### TASK PROMPT
Copy out the listing that follows exactly, dropping every picture.

### EXCERPTED DATA
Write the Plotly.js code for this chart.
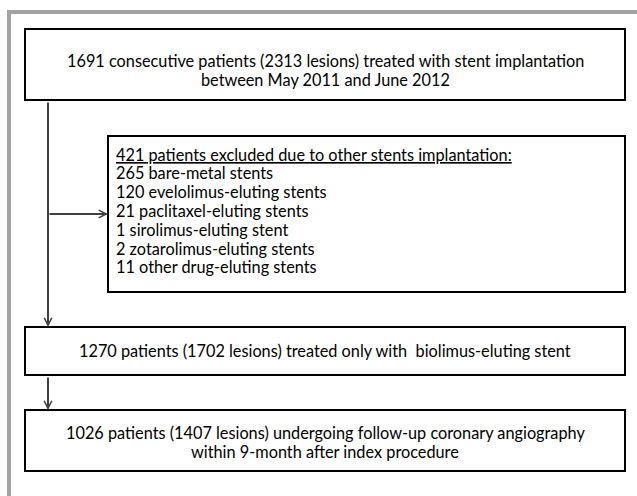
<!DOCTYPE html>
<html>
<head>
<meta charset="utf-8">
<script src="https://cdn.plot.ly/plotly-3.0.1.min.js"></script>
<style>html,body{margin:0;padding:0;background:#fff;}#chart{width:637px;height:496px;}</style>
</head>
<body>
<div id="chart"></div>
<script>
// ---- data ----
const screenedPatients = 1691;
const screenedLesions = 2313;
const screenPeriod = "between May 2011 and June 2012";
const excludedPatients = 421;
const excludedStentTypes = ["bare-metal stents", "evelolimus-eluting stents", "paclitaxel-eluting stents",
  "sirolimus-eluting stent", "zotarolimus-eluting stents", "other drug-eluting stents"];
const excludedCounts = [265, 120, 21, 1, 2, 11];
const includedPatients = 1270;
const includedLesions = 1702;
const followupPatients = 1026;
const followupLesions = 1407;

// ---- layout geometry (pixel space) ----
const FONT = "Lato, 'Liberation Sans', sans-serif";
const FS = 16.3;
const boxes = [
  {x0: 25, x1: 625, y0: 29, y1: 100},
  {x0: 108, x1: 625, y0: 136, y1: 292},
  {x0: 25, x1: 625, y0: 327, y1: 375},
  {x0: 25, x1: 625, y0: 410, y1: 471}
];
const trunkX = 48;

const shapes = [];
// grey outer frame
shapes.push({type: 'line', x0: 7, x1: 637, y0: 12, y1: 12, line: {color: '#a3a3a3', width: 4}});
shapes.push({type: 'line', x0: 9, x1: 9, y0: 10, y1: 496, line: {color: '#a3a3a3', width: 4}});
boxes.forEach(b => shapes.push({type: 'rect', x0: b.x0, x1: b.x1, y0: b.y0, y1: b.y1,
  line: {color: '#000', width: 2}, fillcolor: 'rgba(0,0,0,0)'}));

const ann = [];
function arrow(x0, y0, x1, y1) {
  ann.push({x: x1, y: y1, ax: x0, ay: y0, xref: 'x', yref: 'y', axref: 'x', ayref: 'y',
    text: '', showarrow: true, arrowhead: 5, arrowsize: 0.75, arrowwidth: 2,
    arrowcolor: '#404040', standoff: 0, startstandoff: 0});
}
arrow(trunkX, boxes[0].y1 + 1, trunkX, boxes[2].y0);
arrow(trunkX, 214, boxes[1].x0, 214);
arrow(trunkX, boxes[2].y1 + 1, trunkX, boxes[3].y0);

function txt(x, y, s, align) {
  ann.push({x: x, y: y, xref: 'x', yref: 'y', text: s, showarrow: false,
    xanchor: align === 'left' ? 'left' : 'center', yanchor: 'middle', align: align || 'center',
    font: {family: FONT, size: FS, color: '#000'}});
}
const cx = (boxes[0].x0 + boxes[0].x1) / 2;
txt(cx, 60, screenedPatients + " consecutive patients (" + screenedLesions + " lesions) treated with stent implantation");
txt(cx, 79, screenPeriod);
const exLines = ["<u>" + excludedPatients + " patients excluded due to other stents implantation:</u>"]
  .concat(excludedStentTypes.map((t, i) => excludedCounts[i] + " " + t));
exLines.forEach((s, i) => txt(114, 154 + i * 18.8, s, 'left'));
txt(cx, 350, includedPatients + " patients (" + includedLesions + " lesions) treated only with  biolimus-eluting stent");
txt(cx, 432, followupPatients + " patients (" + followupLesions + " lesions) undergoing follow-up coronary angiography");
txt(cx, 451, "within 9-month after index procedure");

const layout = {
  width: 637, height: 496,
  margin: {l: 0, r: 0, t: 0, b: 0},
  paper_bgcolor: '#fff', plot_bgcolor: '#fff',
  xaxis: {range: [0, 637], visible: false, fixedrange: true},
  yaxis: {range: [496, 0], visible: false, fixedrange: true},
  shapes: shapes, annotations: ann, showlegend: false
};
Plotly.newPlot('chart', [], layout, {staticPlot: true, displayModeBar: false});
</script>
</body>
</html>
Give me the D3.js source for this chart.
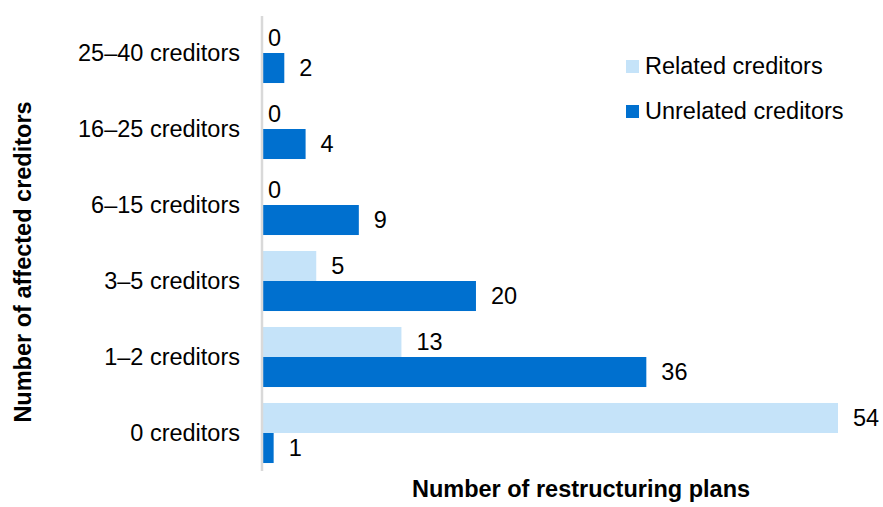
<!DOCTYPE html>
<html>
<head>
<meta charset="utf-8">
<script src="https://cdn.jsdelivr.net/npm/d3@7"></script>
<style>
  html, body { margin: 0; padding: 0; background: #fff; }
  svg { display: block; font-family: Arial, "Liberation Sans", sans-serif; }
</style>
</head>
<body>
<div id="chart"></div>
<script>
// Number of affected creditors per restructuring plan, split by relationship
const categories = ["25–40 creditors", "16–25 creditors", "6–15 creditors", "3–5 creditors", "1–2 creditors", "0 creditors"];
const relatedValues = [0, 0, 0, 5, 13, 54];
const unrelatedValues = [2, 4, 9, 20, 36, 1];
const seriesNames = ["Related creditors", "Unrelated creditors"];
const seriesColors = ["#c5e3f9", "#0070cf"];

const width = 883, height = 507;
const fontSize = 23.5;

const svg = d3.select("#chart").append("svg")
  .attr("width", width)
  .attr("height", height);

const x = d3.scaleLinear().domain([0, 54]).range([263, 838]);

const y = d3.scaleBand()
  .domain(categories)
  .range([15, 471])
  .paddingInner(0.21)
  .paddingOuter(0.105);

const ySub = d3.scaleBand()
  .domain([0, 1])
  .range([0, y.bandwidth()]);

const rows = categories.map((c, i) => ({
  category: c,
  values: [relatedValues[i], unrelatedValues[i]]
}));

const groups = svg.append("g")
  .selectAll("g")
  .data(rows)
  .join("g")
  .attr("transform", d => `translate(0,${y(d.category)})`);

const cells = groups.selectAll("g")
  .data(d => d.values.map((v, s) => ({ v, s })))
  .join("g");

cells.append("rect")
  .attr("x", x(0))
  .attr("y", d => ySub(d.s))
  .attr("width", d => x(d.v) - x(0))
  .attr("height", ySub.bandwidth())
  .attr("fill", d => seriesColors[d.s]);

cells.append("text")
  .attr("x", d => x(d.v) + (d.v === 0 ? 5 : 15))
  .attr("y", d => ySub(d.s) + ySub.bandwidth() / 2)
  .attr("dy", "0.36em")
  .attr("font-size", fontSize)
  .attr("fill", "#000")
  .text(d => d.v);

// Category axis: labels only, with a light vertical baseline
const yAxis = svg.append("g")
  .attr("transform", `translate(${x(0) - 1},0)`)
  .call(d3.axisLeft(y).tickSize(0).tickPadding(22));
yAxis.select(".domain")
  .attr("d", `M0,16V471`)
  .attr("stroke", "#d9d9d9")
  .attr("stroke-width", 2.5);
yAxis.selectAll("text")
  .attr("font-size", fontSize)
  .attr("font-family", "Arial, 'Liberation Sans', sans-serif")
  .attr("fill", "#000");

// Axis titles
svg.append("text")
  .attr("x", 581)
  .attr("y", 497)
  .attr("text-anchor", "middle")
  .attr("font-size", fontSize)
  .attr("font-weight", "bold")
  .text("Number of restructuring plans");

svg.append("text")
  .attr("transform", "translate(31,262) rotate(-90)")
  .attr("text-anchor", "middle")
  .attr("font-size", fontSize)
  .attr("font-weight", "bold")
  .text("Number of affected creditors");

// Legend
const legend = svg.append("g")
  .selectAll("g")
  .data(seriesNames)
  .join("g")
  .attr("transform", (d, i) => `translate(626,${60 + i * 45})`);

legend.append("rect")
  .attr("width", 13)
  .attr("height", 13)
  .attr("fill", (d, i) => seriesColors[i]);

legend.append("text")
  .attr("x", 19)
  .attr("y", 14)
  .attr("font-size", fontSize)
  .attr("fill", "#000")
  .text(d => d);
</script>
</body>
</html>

### OUTPUT FOR THIS EXERCISE
Write the Plotly.js code for this chart.
<!DOCTYPE html>
<html>
<head>
<meta charset="utf-8">
<script src="https://cdn.plot.ly/plotly-3.0.1.min.js"></script>
<style>html,body{margin:0;padding:0;background:#fff;}#chart{width:637px;height:496px;}</style>
</head>
<body>
<div id="chart"></div>
<script>
// ---- data ----
const screenedPatients = 1691;
const screenedLesions = 2313;
const screenPeriod = "between May 2011 and June 2012";
const excludedPatients = 421;
const excludedStentTypes = ["bare-metal stents", "evelolimus-eluting stents", "paclitaxel-eluting stents",
  "sirolimus-eluting stent", "zotarolimus-eluting stents", "other drug-eluting stents"];
const excludedCounts = [265, 120, 21, 1, 2, 11];
const includedPatients = 1270;
const includedLesions = 1702;
const followupPatients = 1026;
const followupLesions = 1407;

// ---- layout geometry (pixel space) ----
const FONT = "Lato, 'Liberation Sans', sans-serif";
const FS = 16.3;
const boxes = [
  {x0: 25, x1: 625, y0: 29, y1: 100},
  {x0: 108, x1: 625, y0: 136, y1: 292},
  {x0: 25, x1: 625, y0: 327, y1: 375},
  {x0: 25, x1: 625, y0: 410, y1: 471}
];
const trunkX = 48;

const shapes = [];
// grey outer frame
shapes.push({type: 'line', x0: 7, x1: 637, y0: 12, y1: 12, line: {color: '#a3a3a3', width: 4}});
shapes.push({type: 'line', x0: 9, x1: 9, y0: 10, y1: 496, line: {color: '#a3a3a3', width: 4}});
boxes.forEach(b => shapes.push({type: 'rect', x0: b.x0, x1: b.x1, y0: b.y0, y1: b.y1,
  line: {color: '#000', width: 2}, fillcolor: 'rgba(0,0,0,0)'}));

const ann = [];
function arrow(x0, y0, x1, y1) {
  ann.push({x: x1, y: y1, ax: x0, ay: y0, xref: 'x', yref: 'y', axref: 'x', ayref: 'y',
    text: '', showarrow: true, arrowhead: 5, arrowsize: 0.75, arrowwidth: 2,
    arrowcolor: '#404040', standoff: 0, startstandoff: 0});
}
arrow(trunkX, boxes[0].y1 + 1, trunkX, boxes[2].y0);
arrow(trunkX, 214, boxes[1].x0, 214);
arrow(trunkX, boxes[2].y1 + 1, trunkX, boxes[3].y0);

function txt(x, y, s, align) {
  ann.push({x: x, y: y, xref: 'x', yref: 'y', text: s, showarrow: false,
    xanchor: align === 'left' ? 'left' : 'center', yanchor: 'middle', align: align || 'center',
    font: {family: FONT, size: FS, color: '#000'}});
}
const cx = (boxes[0].x0 + boxes[0].x1) / 2;
txt(cx, 60, screenedPatients + " consecutive patients (" + screenedLesions + " lesions) treated with stent implantation");
txt(cx, 79, screenPeriod);
const exLines = ["<u>" + excludedPatients + " patients excluded due to other stents implantation:</u>"]
  .concat(excludedStentTypes.map((t, i) => excludedCounts[i] + " " + t));
exLines.forEach((s, i) => txt(114, 154 + i * 18.8, s, 'left'));
txt(cx, 350, includedPatients + " patients (" + includedLesions + " lesions) treated only with  biolimus-eluting stent");
txt(cx, 432, followupPatients + " patients (" + followupLesions + " lesions) undergoing follow-up coronary angiography");
txt(cx, 451, "within 9-month after index procedure");

const layout = {
  width: 637, height: 496,
  margin: {l: 0, r: 0, t: 0, b: 0},
  paper_bgcolor: '#fff', plot_bgcolor: '#fff',
  xaxis: {range: [0, 637], visible: false, fixedrange: true},
  yaxis: {range: [496, 0], visible: false, fixedrange: true},
  shapes: shapes, annotations: ann, showlegend: false
};
Plotly.newPlot('chart', [], layout, {staticPlot: true, displayModeBar: false});
</script>
</body>
</html>
Give me the D3.js source for this chart.
<!DOCTYPE html>
<html>
<head>
<meta charset="utf-8">
<script src="https://cdn.jsdelivr.net/npm/d3@7"></script>
<style>
  html, body { margin: 0; padding: 0; background: #fff; }
  svg { display: block; font-family: Arial, "Liberation Sans", sans-serif; }
</style>
</head>
<body>
<div id="chart"></div>
<script>
// Number of affected creditors per restructuring plan, split by relationship
const categories = ["25–40 creditors", "16–25 creditors", "6–15 creditors", "3–5 creditors", "1–2 creditors", "0 creditors"];
const relatedValues = [0, 0, 0, 5, 13, 54];
const unrelatedValues = [2, 4, 9, 20, 36, 1];
const seriesNames = ["Related creditors", "Unrelated creditors"];
const seriesColors = ["#c5e3f9", "#0070cf"];

const width = 883, height = 507;
const fontSize = 23.5;

const svg = d3.select("#chart").append("svg")
  .attr("width", width)
  .attr("height", height);

const x = d3.scaleLinear().domain([0, 54]).range([263, 838]);

const y = d3.scaleBand()
  .domain(categories)
  .range([15, 471])
  .paddingInner(0.21)
  .paddingOuter(0.105);

const ySub = d3.scaleBand()
  .domain([0, 1])
  .range([0, y.bandwidth()]);

const rows = categories.map((c, i) => ({
  category: c,
  values: [relatedValues[i], unrelatedValues[i]]
}));

const groups = svg.append("g")
  .selectAll("g")
  .data(rows)
  .join("g")
  .attr("transform", d => `translate(0,${y(d.category)})`);

const cells = groups.selectAll("g")
  .data(d => d.values.map((v, s) => ({ v, s })))
  .join("g");

cells.append("rect")
  .attr("x", x(0))
  .attr("y", d => ySub(d.s))
  .attr("width", d => x(d.v) - x(0))
  .attr("height", ySub.bandwidth())
  .attr("fill", d => seriesColors[d.s]);

cells.append("text")
  .attr("x", d => x(d.v) + (d.v === 0 ? 5 : 15))
  .attr("y", d => ySub(d.s) + ySub.bandwidth() / 2)
  .attr("dy", "0.36em")
  .attr("font-size", fontSize)
  .attr("fill", "#000")
  .text(d => d.v);

// Category axis: labels only, with a light vertical baseline
const yAxis = svg.append("g")
  .attr("transform", `translate(${x(0) - 1},0)`)
  .call(d3.axisLeft(y).tickSize(0).tickPadding(22));
yAxis.select(".domain")
  .attr("d", `M0,16V471`)
  .attr("stroke", "#d9d9d9")
  .attr("stroke-width", 2.5);
yAxis.selectAll("text")
  .attr("font-size", fontSize)
  .attr("font-family", "Arial, 'Liberation Sans', sans-serif")
  .attr("fill", "#000");

// Axis titles
svg.append("text")
  .attr("x", 581)
  .attr("y", 497)
  .attr("text-anchor", "middle")
  .attr("font-size", fontSize)
  .attr("font-weight", "bold")
  .text("Number of restructuring plans");

svg.append("text")
  .attr("transform", "translate(31,262) rotate(-90)")
  .attr("text-anchor", "middle")
  .attr("font-size", fontSize)
  .attr("font-weight", "bold")
  .text("Number of affected creditors");

// Legend
const legend = svg.append("g")
  .selectAll("g")
  .data(seriesNames)
  .join("g")
  .attr("transform", (d, i) => `translate(626,${60 + i * 45})`);

legend.append("rect")
  .attr("width", 13)
  .attr("height", 13)
  .attr("fill", (d, i) => seriesColors[i]);

legend.append("text")
  .attr("x", 19)
  .attr("y", 14)
  .attr("font-size", fontSize)
  .attr("fill", "#000")
  .text(d => d);
</script>
</body>
</html>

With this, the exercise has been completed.